Perched on the counter at the recently opened Dainty cafe, the 1960s Hamilton Beach milkshake maker’s former life was at the Dainty Inn, a popular High St milk bar and cafe between the 1940s and 1990s.
Dainty owner Nick Sepie is the grandson of James Curnow, who purchased Dainty Inn in the early 1960s, running the cafe for nearly 30 years until its closure.
Curnow lived to see his cafe’s building destroyed in the 2010 and 2011 earthquakes, and died in November 2014.
“My granddad ... went into the Dainty Inn with no hospitality experience, then got out of the Dainty Inn and opened a lavender farm with zero horticulture experience,” Sepie said.
Sepie is following in his grandad’s footsteps, but he has spent plenty of time soaking in the industry due to his parents also running cafes, including Perrys Cafe on Madras St.
“I basically grew up in cafes.”
He left New Zealand for a stint in the UK, furthering his hospitality career training staff at a coffee company, and helping to open more than 20 cafes.
Back in Christchurch, he went on to work for Allpress Espresso and Underground Coffee Roasters.
Then the “cool, old building” under The Muse Christchurch Art Hotel came up, he said.
“It had always been on the cards to do something.”
The light, open space has been renovated with a nod to Curnow’s cafe, which stood just metres from Dainty.
Sepie said the menu board was a contemporary version of what was used at the Dainty Inn, and the square, white, ceramic counter tiles harked back to the mid-1900s style.
And while milkshakes are still available, customers won’t find the spaghetti on toast or ice cream sundaes enjoyed by punters back in the day.

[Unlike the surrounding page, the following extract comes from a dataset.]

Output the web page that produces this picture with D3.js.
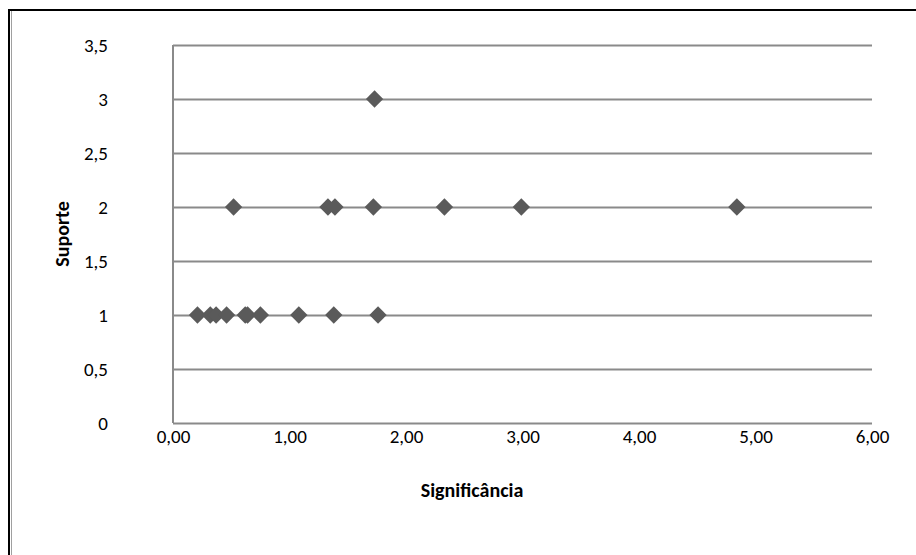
<!DOCTYPE html>
<html>
<head>
<meta charset="utf-8">
<script src="https://cdn.jsdelivr.net/npm/d3@7"></script>
<style>
  html, body { margin: 0; padding: 0; background: #fff; }
  svg { display: block; }
  text { font-family: Carlito, Calibri, Lato, "Open Sans", sans-serif; fill: #000; }
</style>
</head>
<body>
<svg id="chart" width="916" height="555"></svg>
<script>
// Significância (x) and Suporte (y) of each rule
const significancia = [0.21, 0.32, 0.37, 0.46, 0.62, 0.64, 0.75, 1.08, 1.38, 1.76,
                       0.52, 1.33, 1.39, 1.72, 2.33, 2.99, 4.84,
                       1.73];
const suporte       = [1, 1, 1, 1, 1, 1, 1, 1, 1, 1,
                       2, 2, 2, 2, 2, 2, 2,
                       3];
const xTicks = [0, 1, 2, 3, 4, 5, 6];
const yTicks = [0, 0.5, 1, 1.5, 2, 2.5, 3, 3.5];
const xTitle = "Significância";
const yTitle = "Suporte";

const svg = d3.select("#chart");
const plot = { left: 173, right: 872, top: 45, bottom: 423 };
const fontSize = 19;
const titleSize = 20;

// chart frame (left and top edges visible)
svg.append("line").attr("x1", 9).attr("x2", 9).attr("y1", 9).attr("y2", 555)
  .attr("stroke", "#000").attr("stroke-width", 2);
svg.append("line").attr("x1", 8).attr("x2", 916).attr("y1", 10).attr("y2", 10)
  .attr("stroke", "#000").attr("stroke-width", 2);
svg.append("line").attr("x1", 11.5).attr("x2", 11.5).attr("y1", 11).attr("y2", 555)
  .attr("stroke", "#a0a0a0").attr("stroke-width", 1);

const x = d3.scaleLinear().domain([0, 6]).range([plot.left, plot.right]);
const y = d3.scaleLinear().domain([0, 3.5]).range([plot.bottom, plot.top]);

const fmtX = v => d3.format(".2f")(v).replace(".", ",");
const fmtY = v => String(v).replace(".", ",");

// horizontal gridlines + y tick labels
const yAxis = d3.axisLeft(y).tickValues(yTicks).tickFormat(fmtY)
  .tickSize(-(plot.right - plot.left)).tickPadding(65);
const gy = svg.append("g").attr("transform", `translate(${plot.left},0)`).call(yAxis);
gy.select(".domain").remove();
gy.selectAll(".tick line").attr("stroke", "#8a8a8a").attr("stroke-width", 2);
gy.selectAll(".tick text").attr("font-size", fontSize).attr("fill", "#000");

// vertical axis line
svg.append("line").attr("x1", plot.left).attr("x2", plot.left)
  .attr("y1", plot.top).attr("y2", plot.bottom)
  .attr("stroke", "#8a8a8a").attr("stroke-width", 2);

// x tick labels
const xAxis = d3.axisBottom(x).tickValues(xTicks).tickFormat(fmtX)
  .tickSize(0).tickPadding(7);
const gx = svg.append("g").attr("transform", `translate(0,${plot.bottom})`).call(xAxis);
gx.select(".domain").remove();
gx.selectAll(".tick text").attr("font-size", fontSize).attr("fill", "#000");

// axis titles
svg.append("text").attr("x", 472).attr("y", 497)
  .attr("text-anchor", "middle").attr("font-size", titleSize).attr("font-weight", "bold")
  .text(xTitle);
svg.append("text")
  .attr("transform", `translate(69,${(plot.top + plot.bottom) / 2}) rotate(-90)`)
  .attr("text-anchor", "middle").attr("font-size", titleSize).attr("font-weight", "bold")
  .text(yTitle);

// diamond markers
const diamond = d3.symbol().type(d3.symbolSquare).size(150);
svg.append("g").selectAll("path")
  .data(significancia.map((s, i) => [s, suporte[i]]))
  .join("path")
  .attr("d", diamond)
  .attr("transform", d => `translate(${x(d[0])},${y(d[1])}) rotate(45)`)
  .attr("fill", "#5a5a5a");
</script>
</body>
</html>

The brunch menu includes the classic eggs bene, smashed avocado, bircher muesli and a mushroom dish, and the cabinet stocks scones, sandwiches and Grizzly Baked Goods pastries – and “bangin’” bagels, he said.
“We’re doing simplicity well.” Sepie’s knowledge of doing good coffee shines through with “never-ending rotations of ... really nice ... filter coffees” done three ways, including espresso black, white and filter, “so you can see how the different methods change the flavour of that coffee”.
But despite the differences being greater than the similarities to Dainty Inn, he hopes to bring “hospitality of the past” to his 21st-century eatery. “You’re greeted with a smile, you’re recognised, we remember your order ... because we love people. It’s just a chance to connect.”
Dainty is open at 159 Manchester St, Christchurch, seven days a week.